(Figure scripts)
— start —

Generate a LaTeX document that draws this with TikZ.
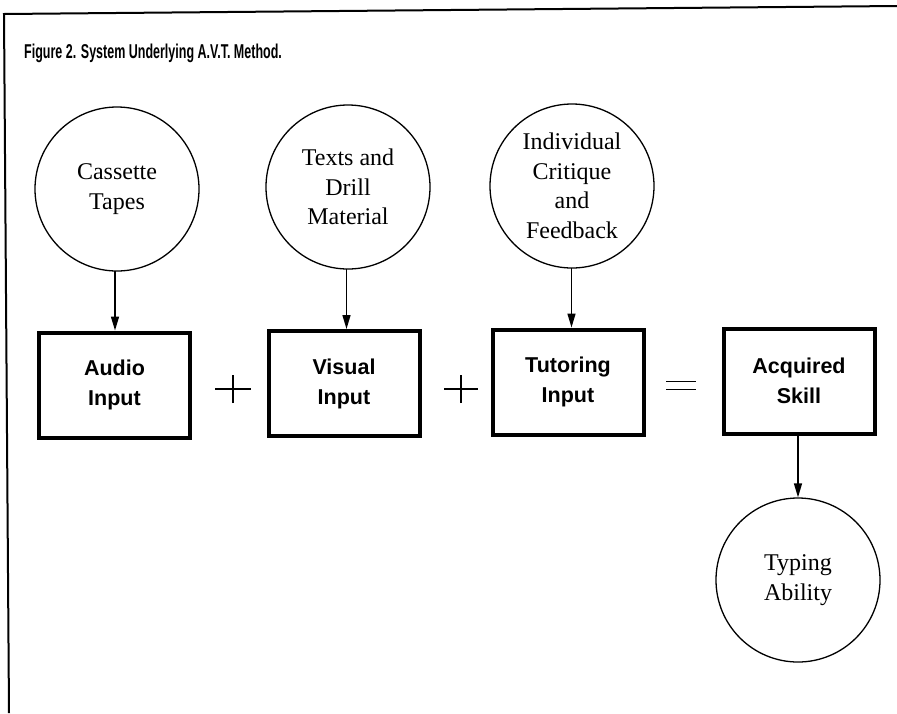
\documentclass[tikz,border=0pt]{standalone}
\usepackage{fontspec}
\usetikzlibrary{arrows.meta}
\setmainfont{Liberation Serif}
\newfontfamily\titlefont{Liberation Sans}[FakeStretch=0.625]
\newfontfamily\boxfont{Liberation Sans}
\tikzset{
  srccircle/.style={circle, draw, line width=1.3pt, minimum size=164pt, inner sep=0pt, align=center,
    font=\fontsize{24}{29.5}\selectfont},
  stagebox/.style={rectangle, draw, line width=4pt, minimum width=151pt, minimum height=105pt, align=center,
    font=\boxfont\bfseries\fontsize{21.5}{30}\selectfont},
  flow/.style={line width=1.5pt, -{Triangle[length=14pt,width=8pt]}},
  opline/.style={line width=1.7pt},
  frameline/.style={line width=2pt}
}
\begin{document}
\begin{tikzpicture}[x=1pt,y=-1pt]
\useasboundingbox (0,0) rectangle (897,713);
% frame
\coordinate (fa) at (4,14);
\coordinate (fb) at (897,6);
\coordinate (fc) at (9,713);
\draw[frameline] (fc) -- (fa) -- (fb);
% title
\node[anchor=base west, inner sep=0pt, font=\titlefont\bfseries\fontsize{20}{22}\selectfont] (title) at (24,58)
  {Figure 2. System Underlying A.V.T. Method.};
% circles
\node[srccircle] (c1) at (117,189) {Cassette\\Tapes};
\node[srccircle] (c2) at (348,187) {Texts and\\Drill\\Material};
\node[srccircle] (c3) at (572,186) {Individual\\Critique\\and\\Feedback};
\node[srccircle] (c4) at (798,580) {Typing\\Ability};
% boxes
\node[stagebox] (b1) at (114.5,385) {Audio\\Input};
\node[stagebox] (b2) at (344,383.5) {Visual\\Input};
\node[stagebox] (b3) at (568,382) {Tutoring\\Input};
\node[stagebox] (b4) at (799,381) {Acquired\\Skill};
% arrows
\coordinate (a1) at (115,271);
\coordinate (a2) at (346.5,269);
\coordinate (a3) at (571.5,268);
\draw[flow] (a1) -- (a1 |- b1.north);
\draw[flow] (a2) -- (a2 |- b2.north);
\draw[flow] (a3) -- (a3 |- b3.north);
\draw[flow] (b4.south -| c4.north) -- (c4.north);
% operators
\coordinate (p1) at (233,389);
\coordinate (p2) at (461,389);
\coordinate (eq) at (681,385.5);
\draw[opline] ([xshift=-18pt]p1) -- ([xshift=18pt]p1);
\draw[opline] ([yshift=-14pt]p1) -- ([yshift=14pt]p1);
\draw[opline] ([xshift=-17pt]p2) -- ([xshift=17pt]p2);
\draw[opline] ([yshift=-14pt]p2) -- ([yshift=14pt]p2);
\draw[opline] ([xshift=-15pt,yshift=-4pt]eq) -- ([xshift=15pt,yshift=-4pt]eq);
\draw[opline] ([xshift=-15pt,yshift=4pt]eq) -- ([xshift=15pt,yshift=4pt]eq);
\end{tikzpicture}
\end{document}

— end —
— start —

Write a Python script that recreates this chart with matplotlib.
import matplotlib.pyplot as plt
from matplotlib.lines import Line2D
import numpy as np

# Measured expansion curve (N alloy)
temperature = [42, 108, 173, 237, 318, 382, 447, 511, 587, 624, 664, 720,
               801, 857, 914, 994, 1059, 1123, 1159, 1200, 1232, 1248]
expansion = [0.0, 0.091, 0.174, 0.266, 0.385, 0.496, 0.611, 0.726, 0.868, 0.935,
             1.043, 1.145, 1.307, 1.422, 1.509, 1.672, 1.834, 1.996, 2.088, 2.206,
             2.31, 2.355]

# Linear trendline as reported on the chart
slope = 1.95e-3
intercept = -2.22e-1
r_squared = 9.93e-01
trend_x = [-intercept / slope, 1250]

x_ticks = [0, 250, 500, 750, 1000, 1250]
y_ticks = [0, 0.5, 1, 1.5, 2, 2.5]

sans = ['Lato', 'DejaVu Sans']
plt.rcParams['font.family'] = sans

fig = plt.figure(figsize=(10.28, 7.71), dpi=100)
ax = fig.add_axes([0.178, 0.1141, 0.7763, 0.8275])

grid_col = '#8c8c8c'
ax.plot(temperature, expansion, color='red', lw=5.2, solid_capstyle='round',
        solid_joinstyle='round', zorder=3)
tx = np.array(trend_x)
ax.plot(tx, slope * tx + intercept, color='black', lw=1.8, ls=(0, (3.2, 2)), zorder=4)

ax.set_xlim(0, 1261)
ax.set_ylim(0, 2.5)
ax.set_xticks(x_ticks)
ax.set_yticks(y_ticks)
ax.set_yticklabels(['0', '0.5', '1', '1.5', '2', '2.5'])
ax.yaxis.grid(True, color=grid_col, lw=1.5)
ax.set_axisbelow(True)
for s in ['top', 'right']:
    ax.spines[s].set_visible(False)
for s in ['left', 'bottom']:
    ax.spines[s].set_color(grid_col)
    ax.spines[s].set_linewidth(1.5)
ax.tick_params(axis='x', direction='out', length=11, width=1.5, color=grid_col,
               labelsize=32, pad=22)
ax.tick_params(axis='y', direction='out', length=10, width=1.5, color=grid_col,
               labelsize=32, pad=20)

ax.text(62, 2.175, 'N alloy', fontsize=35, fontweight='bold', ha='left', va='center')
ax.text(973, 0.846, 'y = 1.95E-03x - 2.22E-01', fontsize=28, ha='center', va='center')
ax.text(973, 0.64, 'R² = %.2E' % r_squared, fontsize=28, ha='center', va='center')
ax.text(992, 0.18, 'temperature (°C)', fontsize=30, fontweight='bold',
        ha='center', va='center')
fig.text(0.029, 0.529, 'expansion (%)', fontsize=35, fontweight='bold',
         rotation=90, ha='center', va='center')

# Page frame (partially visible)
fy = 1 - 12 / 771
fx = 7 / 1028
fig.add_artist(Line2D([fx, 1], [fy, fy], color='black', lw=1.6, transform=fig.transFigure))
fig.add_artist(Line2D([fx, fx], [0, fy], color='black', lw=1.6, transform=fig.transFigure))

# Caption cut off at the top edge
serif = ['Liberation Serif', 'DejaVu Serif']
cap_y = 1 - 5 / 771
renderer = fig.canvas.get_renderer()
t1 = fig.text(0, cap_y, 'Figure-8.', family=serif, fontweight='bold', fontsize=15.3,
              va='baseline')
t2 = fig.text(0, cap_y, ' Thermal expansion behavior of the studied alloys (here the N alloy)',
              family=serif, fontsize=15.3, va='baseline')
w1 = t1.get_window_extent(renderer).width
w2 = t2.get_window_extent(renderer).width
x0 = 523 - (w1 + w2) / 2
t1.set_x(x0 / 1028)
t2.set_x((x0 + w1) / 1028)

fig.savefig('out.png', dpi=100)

— end —
— start —

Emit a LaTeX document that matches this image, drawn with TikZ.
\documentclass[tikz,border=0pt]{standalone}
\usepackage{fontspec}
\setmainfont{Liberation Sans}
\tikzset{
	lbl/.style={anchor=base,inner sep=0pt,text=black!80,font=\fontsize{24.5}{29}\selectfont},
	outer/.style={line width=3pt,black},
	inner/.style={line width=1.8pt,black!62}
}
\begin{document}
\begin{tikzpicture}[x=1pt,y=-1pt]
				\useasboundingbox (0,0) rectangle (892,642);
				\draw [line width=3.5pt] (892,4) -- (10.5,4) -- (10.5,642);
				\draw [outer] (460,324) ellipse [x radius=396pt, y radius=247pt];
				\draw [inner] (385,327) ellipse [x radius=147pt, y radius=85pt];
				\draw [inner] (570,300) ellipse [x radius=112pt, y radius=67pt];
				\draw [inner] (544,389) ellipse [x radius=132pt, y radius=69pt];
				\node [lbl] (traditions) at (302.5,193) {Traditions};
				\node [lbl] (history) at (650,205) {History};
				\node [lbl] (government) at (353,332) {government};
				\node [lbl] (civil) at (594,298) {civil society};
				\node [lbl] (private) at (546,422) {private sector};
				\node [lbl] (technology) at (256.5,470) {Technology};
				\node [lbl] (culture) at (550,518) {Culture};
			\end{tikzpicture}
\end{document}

— end —

### Task to complete
Write out exactly the lines from the one with "Write a Python" through the one with "ax.plot(tx, slope *", including both, and no others.

### Task solution
Write a Python script that recreates this chart with matplotlib.
import matplotlib.pyplot as plt
from matplotlib.lines import Line2D
import numpy as np

# Measured expansion curve (N alloy)
temperature = [42, 108, 173, 237, 318, 382, 447, 511, 587, 624, 664, 720,
               801, 857, 914, 994, 1059, 1123, 1159, 1200, 1232, 1248]
expansion = [0.0, 0.091, 0.174, 0.266, 0.385, 0.496, 0.611, 0.726, 0.868, 0.935,
             1.043, 1.145, 1.307, 1.422, 1.509, 1.672, 1.834, 1.996, 2.088, 2.206,
             2.31, 2.355]

# Linear trendline as reported on the chart
slope = 1.95e-3
intercept = -2.22e-1
r_squared = 9.93e-01
trend_x = [-intercept / slope, 1250]

x_ticks = [0, 250, 500, 750, 1000, 1250]
y_ticks = [0, 0.5, 1, 1.5, 2, 2.5]

sans = ['Lato', 'DejaVu Sans']
plt.rcParams['font.family'] = sans

fig = plt.figure(figsize=(10.28, 7.71), dpi=100)
ax = fig.add_axes([0.178, 0.1141, 0.7763, 0.8275])

grid_col = '#8c8c8c'
ax.plot(temperature, expansion, color='red', lw=5.2, solid_capstyle='round',
        solid_joinstyle='round', zorder=3)
tx = np.array(trend_x)
ax.plot(tx, slope * tx + intercept, color='black', lw=1.8, ls=(0, (3.2, 2)), zorder=4)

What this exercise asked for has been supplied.